What is needed
Starting at the line containing "Generate a Python" and ending at the line containing "fig.savefig('out.png', dpi=100)", reproduce each line exactly as written, with both end lines included and all pictures omitted.

-- BEGIN Record extracts --

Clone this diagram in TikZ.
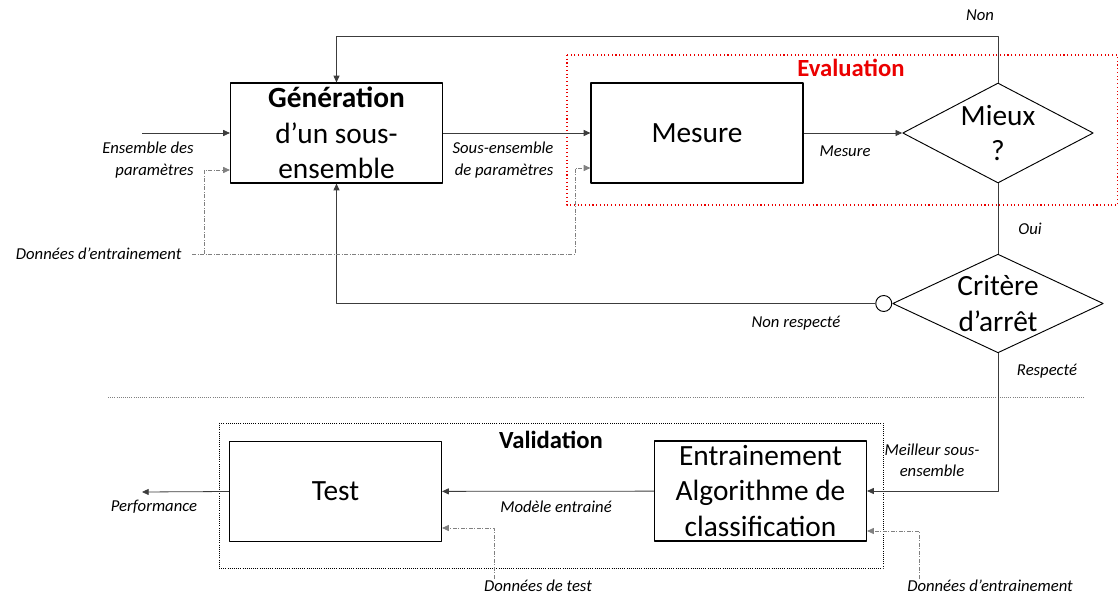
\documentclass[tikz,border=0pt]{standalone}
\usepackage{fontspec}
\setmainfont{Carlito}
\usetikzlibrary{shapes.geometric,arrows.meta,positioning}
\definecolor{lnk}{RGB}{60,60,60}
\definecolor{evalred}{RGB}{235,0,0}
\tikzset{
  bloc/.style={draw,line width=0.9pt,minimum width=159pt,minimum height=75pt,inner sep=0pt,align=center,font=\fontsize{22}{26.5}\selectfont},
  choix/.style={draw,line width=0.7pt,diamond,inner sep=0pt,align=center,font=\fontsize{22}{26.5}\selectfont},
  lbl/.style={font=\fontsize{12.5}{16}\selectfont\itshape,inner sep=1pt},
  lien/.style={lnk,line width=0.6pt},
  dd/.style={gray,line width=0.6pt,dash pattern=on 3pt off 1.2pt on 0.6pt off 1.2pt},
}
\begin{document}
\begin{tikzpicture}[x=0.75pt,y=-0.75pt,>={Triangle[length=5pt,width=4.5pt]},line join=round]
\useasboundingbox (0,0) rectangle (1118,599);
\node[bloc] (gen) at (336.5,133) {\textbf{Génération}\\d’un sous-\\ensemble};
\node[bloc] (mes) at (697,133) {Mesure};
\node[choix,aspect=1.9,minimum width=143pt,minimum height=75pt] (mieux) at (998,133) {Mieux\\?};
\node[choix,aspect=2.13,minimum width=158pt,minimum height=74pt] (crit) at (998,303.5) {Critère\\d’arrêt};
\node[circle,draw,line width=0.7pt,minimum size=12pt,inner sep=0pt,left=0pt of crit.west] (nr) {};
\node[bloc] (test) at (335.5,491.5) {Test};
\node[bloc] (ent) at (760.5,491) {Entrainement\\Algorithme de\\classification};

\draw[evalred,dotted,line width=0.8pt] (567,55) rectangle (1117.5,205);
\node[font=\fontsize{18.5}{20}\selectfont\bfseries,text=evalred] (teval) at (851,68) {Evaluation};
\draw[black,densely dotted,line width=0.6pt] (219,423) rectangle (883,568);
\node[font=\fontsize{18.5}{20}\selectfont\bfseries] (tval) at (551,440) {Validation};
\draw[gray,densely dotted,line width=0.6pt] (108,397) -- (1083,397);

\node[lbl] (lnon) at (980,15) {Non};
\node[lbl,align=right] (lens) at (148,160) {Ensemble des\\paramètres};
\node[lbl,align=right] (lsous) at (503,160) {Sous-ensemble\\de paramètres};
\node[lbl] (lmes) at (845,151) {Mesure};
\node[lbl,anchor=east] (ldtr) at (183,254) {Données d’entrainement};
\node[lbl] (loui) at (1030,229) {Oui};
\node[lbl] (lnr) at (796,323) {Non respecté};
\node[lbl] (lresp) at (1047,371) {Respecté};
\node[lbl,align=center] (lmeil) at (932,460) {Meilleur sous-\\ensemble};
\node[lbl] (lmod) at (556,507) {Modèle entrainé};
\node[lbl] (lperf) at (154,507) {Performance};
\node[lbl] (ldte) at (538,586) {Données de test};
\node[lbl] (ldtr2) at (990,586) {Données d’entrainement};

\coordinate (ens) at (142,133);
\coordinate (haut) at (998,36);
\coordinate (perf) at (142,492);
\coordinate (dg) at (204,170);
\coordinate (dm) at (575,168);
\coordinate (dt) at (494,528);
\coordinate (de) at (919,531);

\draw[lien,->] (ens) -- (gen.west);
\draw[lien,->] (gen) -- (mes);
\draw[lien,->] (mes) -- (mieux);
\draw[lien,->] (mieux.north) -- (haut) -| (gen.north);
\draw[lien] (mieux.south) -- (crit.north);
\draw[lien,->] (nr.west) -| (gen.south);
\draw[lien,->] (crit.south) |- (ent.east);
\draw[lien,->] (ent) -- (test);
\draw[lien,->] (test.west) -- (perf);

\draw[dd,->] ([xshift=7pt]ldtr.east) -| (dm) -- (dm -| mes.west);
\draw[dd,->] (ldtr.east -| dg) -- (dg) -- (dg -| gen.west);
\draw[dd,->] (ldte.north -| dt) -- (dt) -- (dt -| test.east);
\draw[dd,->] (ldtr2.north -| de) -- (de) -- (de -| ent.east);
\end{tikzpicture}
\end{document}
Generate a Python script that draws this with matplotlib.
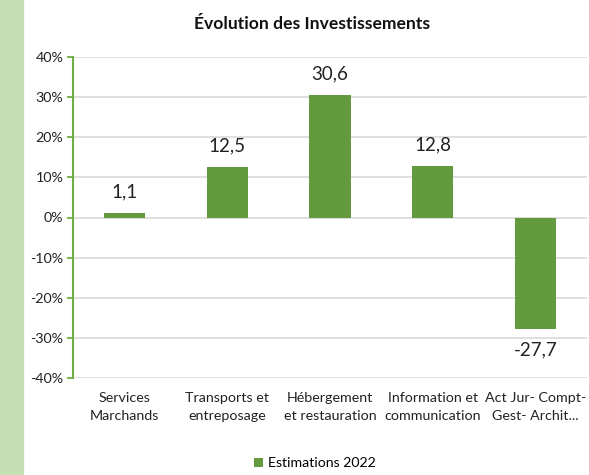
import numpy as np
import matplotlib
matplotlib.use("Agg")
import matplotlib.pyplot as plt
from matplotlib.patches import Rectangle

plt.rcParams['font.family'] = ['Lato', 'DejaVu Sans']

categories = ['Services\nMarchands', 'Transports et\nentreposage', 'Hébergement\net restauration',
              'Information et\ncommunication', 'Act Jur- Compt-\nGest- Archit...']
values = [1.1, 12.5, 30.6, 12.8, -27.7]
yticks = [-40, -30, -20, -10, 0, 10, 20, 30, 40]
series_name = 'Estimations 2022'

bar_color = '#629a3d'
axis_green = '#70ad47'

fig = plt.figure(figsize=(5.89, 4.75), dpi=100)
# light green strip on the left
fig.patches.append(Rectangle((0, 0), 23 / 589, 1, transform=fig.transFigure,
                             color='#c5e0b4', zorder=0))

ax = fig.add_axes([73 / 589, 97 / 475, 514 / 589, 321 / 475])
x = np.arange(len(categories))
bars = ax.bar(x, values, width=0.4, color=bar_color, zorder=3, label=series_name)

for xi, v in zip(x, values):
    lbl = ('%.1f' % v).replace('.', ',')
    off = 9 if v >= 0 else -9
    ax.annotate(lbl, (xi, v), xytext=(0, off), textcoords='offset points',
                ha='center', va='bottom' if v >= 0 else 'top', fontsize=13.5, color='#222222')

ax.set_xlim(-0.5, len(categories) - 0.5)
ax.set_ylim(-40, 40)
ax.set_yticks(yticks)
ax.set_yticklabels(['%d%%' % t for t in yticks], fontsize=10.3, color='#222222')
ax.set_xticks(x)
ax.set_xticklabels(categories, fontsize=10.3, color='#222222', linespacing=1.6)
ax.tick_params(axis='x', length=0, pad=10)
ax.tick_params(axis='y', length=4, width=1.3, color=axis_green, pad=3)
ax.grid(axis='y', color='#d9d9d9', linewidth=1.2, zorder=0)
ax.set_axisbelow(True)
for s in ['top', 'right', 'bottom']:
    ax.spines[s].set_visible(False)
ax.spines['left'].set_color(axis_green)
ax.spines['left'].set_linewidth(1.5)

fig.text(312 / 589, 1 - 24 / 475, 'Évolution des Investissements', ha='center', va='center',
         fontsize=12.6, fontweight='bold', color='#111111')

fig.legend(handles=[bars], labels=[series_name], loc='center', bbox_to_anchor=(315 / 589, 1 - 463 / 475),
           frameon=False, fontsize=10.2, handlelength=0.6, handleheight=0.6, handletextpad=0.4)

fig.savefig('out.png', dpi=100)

-- END Record extracts --
-- BEGIN Record extracts --

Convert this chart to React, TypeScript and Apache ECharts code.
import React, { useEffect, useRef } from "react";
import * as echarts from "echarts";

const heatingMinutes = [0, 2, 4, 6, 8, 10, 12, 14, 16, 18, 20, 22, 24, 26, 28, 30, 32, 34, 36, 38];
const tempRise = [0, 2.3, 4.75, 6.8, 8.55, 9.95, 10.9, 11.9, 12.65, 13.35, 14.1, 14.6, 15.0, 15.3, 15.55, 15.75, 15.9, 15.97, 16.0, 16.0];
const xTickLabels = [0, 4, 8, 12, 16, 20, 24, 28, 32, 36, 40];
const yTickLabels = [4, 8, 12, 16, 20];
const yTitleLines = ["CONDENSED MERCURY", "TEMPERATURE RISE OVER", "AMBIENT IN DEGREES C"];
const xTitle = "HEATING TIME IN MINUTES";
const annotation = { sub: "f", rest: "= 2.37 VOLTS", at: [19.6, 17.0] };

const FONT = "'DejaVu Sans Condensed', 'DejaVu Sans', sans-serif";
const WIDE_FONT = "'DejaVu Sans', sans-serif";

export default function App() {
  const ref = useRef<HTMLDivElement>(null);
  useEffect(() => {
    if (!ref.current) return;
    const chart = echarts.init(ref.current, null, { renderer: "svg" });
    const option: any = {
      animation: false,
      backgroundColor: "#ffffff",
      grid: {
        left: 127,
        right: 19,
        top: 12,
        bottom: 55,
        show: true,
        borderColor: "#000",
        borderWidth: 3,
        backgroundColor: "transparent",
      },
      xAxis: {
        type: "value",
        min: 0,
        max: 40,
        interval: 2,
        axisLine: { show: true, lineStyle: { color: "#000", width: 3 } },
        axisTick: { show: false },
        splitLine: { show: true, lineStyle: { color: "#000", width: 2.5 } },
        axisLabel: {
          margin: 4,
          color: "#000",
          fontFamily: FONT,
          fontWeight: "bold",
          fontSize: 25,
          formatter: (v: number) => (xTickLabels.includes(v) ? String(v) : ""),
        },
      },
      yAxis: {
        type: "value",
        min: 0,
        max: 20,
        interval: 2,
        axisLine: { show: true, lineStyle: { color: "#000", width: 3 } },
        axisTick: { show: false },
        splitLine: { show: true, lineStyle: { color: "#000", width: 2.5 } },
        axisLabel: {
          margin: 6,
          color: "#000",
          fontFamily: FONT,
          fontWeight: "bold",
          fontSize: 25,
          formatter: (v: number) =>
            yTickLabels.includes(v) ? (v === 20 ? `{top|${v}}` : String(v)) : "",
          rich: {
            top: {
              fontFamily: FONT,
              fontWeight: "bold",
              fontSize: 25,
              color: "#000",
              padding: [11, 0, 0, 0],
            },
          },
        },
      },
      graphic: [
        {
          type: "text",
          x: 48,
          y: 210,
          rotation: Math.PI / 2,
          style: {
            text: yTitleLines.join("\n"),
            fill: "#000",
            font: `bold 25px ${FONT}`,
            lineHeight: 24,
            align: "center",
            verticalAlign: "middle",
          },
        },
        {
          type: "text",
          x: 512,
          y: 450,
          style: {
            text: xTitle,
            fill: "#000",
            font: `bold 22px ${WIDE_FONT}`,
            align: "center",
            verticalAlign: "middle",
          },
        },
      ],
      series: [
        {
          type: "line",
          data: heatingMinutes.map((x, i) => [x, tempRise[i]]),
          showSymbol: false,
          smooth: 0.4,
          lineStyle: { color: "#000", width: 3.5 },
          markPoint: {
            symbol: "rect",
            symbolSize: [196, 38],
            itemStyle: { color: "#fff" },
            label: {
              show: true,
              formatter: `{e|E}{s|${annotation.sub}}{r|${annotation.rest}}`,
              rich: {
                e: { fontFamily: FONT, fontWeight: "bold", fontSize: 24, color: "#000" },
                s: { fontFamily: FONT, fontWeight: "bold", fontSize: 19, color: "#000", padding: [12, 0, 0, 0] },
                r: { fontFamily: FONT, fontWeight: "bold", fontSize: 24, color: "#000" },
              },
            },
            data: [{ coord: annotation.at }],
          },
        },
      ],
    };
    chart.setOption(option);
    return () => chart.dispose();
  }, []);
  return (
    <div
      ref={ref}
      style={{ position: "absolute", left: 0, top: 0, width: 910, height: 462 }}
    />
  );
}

-- END Record extracts --

Final answer
Generate a Python script that draws this with matplotlib.
import numpy as np
import matplotlib
matplotlib.use("Agg")
import matplotlib.pyplot as plt
from matplotlib.patches import Rectangle

plt.rcParams['font.family'] = ['Lato', 'DejaVu Sans']

categories = ['Services\nMarchands', 'Transports et\nentreposage', 'Hébergement\net restauration',
              'Information et\ncommunication', 'Act Jur- Compt-\nGest- Archit...']
values = [1.1, 12.5, 30.6, 12.8, -27.7]
yticks = [-40, -30, -20, -10, 0, 10, 20, 30, 40]
series_name = 'Estimations 2022'

bar_color = '#629a3d'
axis_green = '#70ad47'

fig = plt.figure(figsize=(5.89, 4.75), dpi=100)
# light green strip on the left
fig.patches.append(Rectangle((0, 0), 23 / 589, 1, transform=fig.transFigure,
                             color='#c5e0b4', zorder=0))

ax = fig.add_axes([73 / 589, 97 / 475, 514 / 589, 321 / 475])
x = np.arange(len(categories))
bars = ax.bar(x, values, width=0.4, color=bar_color, zorder=3, label=series_name)

for xi, v in zip(x, values):
    lbl = ('%.1f' % v).replace('.', ',')
    off = 9 if v >= 0 else -9
    ax.annotate(lbl, (xi, v), xytext=(0, off), textcoords='offset points',
                ha='center', va='bottom' if v >= 0 else 'top', fontsize=13.5, color='#222222')

ax.set_xlim(-0.5, len(categories) - 0.5)
ax.set_ylim(-40, 40)
ax.set_yticks(yticks)
ax.set_yticklabels(['%d%%' % t for t in yticks], fontsize=10.3, color='#222222')
ax.set_xticks(x)
ax.set_xticklabels(categories, fontsize=10.3, color='#222222', linespacing=1.6)
ax.tick_params(axis='x', length=0, pad=10)
ax.tick_params(axis='y', length=4, width=1.3, color=axis_green, pad=3)
ax.grid(axis='y', color='#d9d9d9', linewidth=1.2, zorder=0)
ax.set_axisbelow(True)
for s in ['top', 'right', 'bottom']:
    ax.spines[s].set_visible(False)
ax.spines['left'].set_color(axis_green)
ax.spines['left'].set_linewidth(1.5)

fig.text(312 / 589, 1 - 24 / 475, 'Évolution des Investissements', ha='center', va='center',
         fontsize=12.6, fontweight='bold', color='#111111')

fig.legend(handles=[bars], labels=[series_name], loc='center', bbox_to_anchor=(315 / 589, 1 - 463 / 475),
           frameon=False, fontsize=10.2, handlelength=0.6, handleheight=0.6, handletextpad=0.4)

fig.savefig('out.png', dpi=100)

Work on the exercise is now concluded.